> **Provided data**
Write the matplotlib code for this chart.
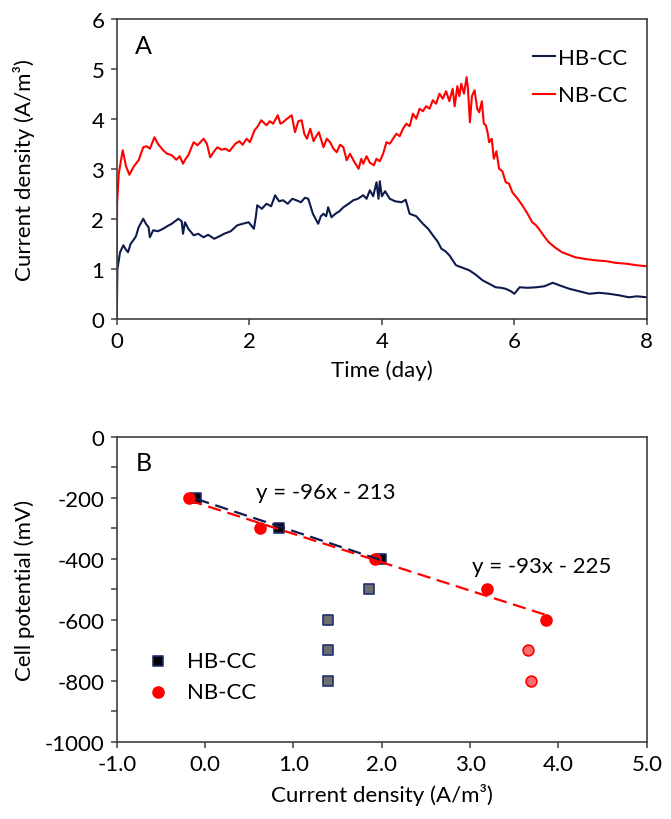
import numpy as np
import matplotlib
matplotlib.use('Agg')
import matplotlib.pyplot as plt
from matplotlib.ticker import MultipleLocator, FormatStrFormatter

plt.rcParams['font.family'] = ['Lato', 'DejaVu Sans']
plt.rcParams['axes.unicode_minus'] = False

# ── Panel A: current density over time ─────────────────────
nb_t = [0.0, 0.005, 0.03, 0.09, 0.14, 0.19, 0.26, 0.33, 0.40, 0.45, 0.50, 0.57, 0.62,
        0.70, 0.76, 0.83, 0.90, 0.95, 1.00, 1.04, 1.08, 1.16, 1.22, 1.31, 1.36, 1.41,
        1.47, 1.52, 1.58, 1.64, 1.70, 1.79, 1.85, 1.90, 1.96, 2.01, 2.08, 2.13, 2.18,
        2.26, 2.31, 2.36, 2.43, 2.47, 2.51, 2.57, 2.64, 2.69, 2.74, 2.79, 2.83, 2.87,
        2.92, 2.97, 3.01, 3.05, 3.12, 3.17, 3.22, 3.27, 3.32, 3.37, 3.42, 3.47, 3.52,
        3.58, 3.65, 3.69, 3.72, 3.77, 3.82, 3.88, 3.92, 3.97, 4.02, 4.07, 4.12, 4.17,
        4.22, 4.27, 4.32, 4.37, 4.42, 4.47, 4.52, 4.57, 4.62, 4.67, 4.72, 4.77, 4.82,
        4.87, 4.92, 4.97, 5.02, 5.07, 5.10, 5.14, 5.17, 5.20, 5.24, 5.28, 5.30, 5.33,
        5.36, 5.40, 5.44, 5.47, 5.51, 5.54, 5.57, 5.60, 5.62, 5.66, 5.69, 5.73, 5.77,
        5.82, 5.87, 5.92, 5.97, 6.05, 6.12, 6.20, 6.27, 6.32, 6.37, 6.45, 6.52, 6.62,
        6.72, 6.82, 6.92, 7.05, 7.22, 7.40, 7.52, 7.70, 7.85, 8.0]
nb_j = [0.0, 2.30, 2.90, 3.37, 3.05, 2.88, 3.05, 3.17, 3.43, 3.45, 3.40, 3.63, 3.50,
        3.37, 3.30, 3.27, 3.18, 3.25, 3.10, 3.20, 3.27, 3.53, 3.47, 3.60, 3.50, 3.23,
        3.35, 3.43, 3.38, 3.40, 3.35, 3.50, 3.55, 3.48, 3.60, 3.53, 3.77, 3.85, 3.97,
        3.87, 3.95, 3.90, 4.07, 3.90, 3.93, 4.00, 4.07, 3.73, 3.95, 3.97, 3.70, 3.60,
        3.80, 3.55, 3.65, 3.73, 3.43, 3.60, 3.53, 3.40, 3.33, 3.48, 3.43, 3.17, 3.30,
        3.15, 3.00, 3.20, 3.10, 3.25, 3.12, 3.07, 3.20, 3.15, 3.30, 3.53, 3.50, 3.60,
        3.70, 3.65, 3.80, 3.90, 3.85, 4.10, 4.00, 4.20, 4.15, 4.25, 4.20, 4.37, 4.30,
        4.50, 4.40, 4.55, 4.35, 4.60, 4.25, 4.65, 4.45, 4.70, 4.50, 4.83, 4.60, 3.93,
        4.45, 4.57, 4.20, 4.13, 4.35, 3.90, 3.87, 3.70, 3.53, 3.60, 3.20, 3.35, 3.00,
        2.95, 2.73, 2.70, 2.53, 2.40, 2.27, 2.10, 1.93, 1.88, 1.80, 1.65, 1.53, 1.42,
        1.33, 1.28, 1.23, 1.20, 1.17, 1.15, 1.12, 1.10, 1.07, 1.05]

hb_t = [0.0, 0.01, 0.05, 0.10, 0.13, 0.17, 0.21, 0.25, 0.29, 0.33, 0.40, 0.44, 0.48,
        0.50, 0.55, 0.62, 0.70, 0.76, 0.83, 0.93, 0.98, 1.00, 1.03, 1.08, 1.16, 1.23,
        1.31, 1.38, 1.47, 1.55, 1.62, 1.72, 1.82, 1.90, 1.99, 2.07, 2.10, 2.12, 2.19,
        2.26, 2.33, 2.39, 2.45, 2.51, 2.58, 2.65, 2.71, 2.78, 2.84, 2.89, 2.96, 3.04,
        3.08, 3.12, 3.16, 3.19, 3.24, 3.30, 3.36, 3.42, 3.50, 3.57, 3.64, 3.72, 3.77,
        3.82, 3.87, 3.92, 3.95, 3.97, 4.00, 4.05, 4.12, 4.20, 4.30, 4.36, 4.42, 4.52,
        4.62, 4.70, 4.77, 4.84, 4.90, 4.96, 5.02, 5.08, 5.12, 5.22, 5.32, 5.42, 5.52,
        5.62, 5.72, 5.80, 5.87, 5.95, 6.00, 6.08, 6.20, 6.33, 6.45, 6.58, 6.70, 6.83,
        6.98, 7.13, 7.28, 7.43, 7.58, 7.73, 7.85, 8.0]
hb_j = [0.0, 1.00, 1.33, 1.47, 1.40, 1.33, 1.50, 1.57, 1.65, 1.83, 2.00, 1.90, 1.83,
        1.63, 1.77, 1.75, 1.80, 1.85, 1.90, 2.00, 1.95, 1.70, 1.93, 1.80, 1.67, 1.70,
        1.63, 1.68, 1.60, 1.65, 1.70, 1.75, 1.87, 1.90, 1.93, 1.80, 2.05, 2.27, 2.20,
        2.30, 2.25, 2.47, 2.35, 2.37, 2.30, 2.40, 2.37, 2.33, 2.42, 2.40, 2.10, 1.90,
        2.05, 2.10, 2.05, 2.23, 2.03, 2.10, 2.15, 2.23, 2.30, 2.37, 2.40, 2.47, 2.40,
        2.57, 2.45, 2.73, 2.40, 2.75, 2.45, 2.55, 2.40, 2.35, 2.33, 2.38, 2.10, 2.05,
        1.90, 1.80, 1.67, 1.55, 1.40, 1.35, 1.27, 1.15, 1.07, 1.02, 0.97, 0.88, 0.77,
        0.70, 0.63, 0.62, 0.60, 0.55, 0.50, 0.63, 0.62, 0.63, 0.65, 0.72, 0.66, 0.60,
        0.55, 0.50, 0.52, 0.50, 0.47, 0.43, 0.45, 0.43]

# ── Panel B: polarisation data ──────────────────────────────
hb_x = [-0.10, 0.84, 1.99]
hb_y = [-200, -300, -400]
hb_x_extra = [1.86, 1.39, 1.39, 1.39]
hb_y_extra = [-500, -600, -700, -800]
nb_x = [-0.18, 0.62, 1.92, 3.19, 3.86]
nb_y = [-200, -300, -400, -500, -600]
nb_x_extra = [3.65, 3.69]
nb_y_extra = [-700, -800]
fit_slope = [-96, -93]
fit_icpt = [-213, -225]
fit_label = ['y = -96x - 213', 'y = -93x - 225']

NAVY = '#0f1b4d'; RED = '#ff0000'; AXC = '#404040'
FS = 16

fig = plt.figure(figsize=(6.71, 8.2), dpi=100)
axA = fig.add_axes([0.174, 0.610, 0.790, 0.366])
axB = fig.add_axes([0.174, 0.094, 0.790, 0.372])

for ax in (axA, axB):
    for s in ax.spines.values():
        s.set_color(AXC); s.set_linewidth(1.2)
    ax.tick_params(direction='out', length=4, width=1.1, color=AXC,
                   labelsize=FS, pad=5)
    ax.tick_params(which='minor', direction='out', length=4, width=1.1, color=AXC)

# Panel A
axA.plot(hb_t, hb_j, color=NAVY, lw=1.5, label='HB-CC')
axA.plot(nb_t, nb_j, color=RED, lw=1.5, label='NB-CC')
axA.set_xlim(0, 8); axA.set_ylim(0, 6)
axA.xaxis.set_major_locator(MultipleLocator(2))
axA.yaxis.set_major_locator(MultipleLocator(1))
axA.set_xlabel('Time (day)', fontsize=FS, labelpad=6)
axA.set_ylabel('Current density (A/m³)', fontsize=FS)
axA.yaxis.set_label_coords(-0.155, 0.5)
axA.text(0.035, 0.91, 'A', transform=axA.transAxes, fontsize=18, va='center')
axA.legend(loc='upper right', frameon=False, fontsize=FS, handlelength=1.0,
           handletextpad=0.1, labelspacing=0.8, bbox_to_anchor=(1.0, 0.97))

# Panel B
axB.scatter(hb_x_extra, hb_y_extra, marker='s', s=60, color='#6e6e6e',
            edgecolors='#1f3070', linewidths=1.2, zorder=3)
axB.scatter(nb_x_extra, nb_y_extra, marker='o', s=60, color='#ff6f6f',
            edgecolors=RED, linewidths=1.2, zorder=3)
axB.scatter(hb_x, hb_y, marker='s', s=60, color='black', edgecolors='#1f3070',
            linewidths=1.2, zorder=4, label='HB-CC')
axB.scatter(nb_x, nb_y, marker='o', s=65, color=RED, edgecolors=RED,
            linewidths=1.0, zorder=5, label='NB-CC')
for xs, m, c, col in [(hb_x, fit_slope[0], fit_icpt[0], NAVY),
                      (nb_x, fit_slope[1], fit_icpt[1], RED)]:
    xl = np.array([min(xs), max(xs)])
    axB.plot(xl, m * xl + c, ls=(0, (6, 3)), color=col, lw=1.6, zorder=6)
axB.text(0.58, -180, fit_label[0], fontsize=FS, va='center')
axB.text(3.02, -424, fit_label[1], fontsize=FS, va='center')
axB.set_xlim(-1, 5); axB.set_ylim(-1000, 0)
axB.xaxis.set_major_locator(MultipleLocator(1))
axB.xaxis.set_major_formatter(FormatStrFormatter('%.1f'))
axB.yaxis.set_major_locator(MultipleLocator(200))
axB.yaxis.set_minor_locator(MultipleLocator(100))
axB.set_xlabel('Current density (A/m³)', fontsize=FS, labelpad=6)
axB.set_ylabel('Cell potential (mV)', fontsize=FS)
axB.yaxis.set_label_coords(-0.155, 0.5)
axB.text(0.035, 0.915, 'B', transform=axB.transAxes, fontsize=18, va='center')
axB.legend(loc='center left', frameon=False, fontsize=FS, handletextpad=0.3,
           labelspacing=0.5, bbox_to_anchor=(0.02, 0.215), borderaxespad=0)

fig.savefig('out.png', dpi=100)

> **What to produce**
Sift the material for lines with the string "matplotlib". Copy each one found.

> **Response to the task**
Write the matplotlib code for this chart.
import matplotlib
matplotlib.use('Agg')
import matplotlib.pyplot as plt
from matplotlib.ticker import MultipleLocator, FormatStrFormatter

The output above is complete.